Nada que aplaudir
La confirmación de Gina Haspel como directora de la CIA es un tremendo golpe a la defensa de los derechos humanos y de las mujeres en el mundo. Anunciar, como lo han hecho algunos medios en Estados Unidos, la llegada de “la primera mujer” a la dirección de la CIA como si se tratara de un avance en la lucha por la igualdad es una falacia. La lucha feminista no puede reducirse a la paridad ni menos a la búsqueda del poder por el poder. Pretender tender un velo sobre lo que implica el encumbramiento de quien ha justificado la tortura y no se arrepiente de haber participado en la rutinización de la crueldad es olvidar que las luchas de las mujeres han estado ligadas más de una vez al pacifismo y a la lucha contra la guerra. La Liga Internacional de Mujeres por la Paz y la Libertad, formada en 1915, o Mujeres de Negro son ejemplos de la resistencia femenina contra un sistema patriarcal que siembra dolor y destrucción.
Sin caer en falsos esencialismos que atribuyen una supuesta superioridad moral a las mujeres, conviene retomar la atinada pregunta de Cora Currie, quien escribe en The Intercept contra “la ficción de una CIA feminista”. Ahí señala que, si bien esta agencia cuenta con 45% de personal femenino, no está exenta de acoso y abuso sexual, de los que poco se sabe por el secreto que la caracteriza. Contra quienes, desde la propia CIA, han afirmado que la nueva directora puede ser un modelo a seguir para las jóvenes y alentar a las empleadas de esta agencia, la periodista se pregunta ¿para qué quieren llegar las mujeres a estos puestos de poder?
Esta pregunta, básica, se ha planteado ya en otros contextos, como en el caso de las primeras pilotos de combate, que rompieron con el mito de que, por la posibilidad de ser madres, las mujeres defienden la vida y no querrían sembrar muerte y devastación. La historia particular de la nueva jefa de la CIA vuelve a poner el dedo en la llaga, no porque la maternidad potencial venza el afán de poder o la pulsión destructiva, sino porque es inaceptable que se use la carta de género para justificar o minimizar lo injustificable.
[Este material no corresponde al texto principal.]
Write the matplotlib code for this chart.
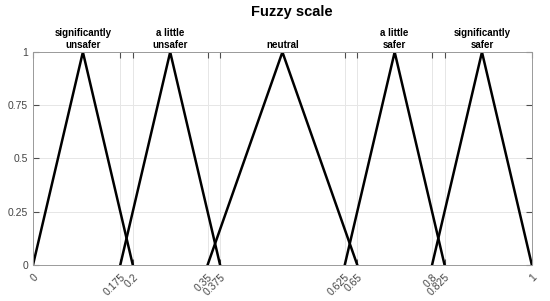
import numpy as np
import matplotlib.pyplot as plt

# ---- data: triangular membership functions (left, peak, right) ----
terms = ['significantly\nunsafer', 'a little\nunsafer', 'neutral', 'a little\nsafer', 'significantly\nsafer']
lefts = [0.0, 0.175, 0.35, 0.625, 0.8]
peaks = [0.1, 0.275, 0.5, 0.725, 0.9]
rights = [0.2, 0.375, 0.65, 0.825, 1.0]
x_ticks = [0, 0.175, 0.2, 0.35, 0.375, 0.625, 0.65, 0.8, 0.825, 1]
x_tick_labels = ['0', '0.175', '0.2', '0.35', '0.375', '0.625', '0.65', '0.8', '0.825', '1']
y_ticks = [0, 0.25, 0.5, 0.75, 1]
y_tick_labels = ['0', '0.25', '0.5', '0.75', '1']

plt.rcParams['font.family'] = 'Liberation Sans'

fig = plt.figure(figsize=(5.5, 3.01), dpi=100)
ax = fig.add_axes([0.06, 0.12, 0.907, 0.707])

for lo, pk, hi, name in zip(lefts, peaks, rights, terms):
    ax.plot([lo, pk, hi], [0, 1, 0], color='black', lw=1.8)
    ax.text(pk, 1.01, name, ha='center', va='bottom', fontsize=7, fontweight='bold')

ax.set_xlim(0, 1)
ax.set_ylim(0, 1)
ax.set_xticks(x_ticks)
ax.set_xticklabels(x_tick_labels, rotation=45, ha='right', rotation_mode='anchor')
ax.set_yticks(y_ticks)
ax.set_yticklabels(y_tick_labels)
ax.grid(True, color='#e6e6e6', lw=0.7)
ax.set_axisbelow(True)
ax.tick_params(direction='in', length=4, colors='#4d4d4d', labelsize=7.5,
               top=True, right=True, labelcolor='#444444')
ax.tick_params(axis='x', pad=5)
for s in ax.spines.values():
    s.set_color('#9a9a9a')
    s.set_linewidth(0.7)

fig.suptitle('Fuzzy scale', x=0.53, y=0.985, fontsize=10.5, fontweight='bold')

fig.savefig('out.png', dpi=100)
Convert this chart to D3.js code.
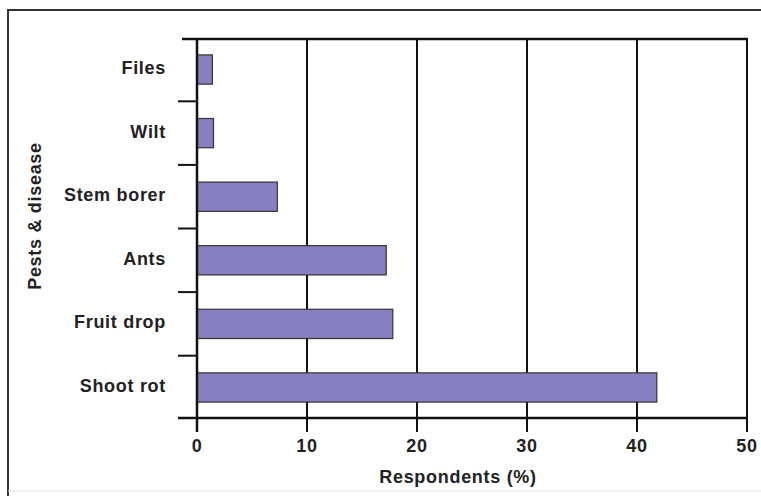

La primera directora de la CIA supervisó en el 2002 uno de los hoyos negros que surgieron en secreto por el mundo después del 9/11. Como otros, justificó la tortura en nombre de la “guerra contra el terrorismo”, y participó en la decisión de destruir 92 videos que documentaban sesiones de tortura. Según una médica especialista en víctimas de tortura, uno de los seres más dañados que ha conocido es un hombre que pasó por el centro de detención que Haspel supervisaba. Si ya el Patriot Act y diversos memos legalizaron recursos inhumanos como el “submarino” y la alimentación forzada, se usaron también métodos “ilegales”, que por razones de “seguridad” no se han podido conocer en detalle. A 16 años de los hechos, cuando aún quedan presos en Guantánamo y cientos de seres sufren las consecuencias de la barbarie legalizada, Haspel afirmó ante el Senado que había cumplido la ley, y que no restauraría la tortura porque ahora es ilegal. Sin embargo, no la condenó ni se arrepintió de su conducta.
Desde los juicios de Nuremberg se sabe, y se ha ratificado después, que cumplir órdenes no exime de responsabilidad: la ética permite, obliga a desobedecer órdenes injustas. Si bien es difícil saber cómo reaccionará cada quién en situaciones límite, no se puede argumentar que Haspel no tenía opción, El Senado de EU premió en ella la obediencia o la lealtad a la institución, y reafirmó la impunidad de la violencia institucionaliza, funcional a la máquina bélica y a la hipervigilancia.
Normalizar la tortura y dominar por el terror es propio de dictaduras e imperios. Premiar la obediencia, el apego a las normas, o la sumisión al “interés superior de la Nación”, es común a los regímenes autoritarios y totalitarios. Éstos también suelen imponer a las mujeres roles de género tradicionales, o usarlas como pretexto para justificar invasiones. A veces integran a algunas “excepciones” para mejor aceitar la maquinaria. Nada digno de aplauso.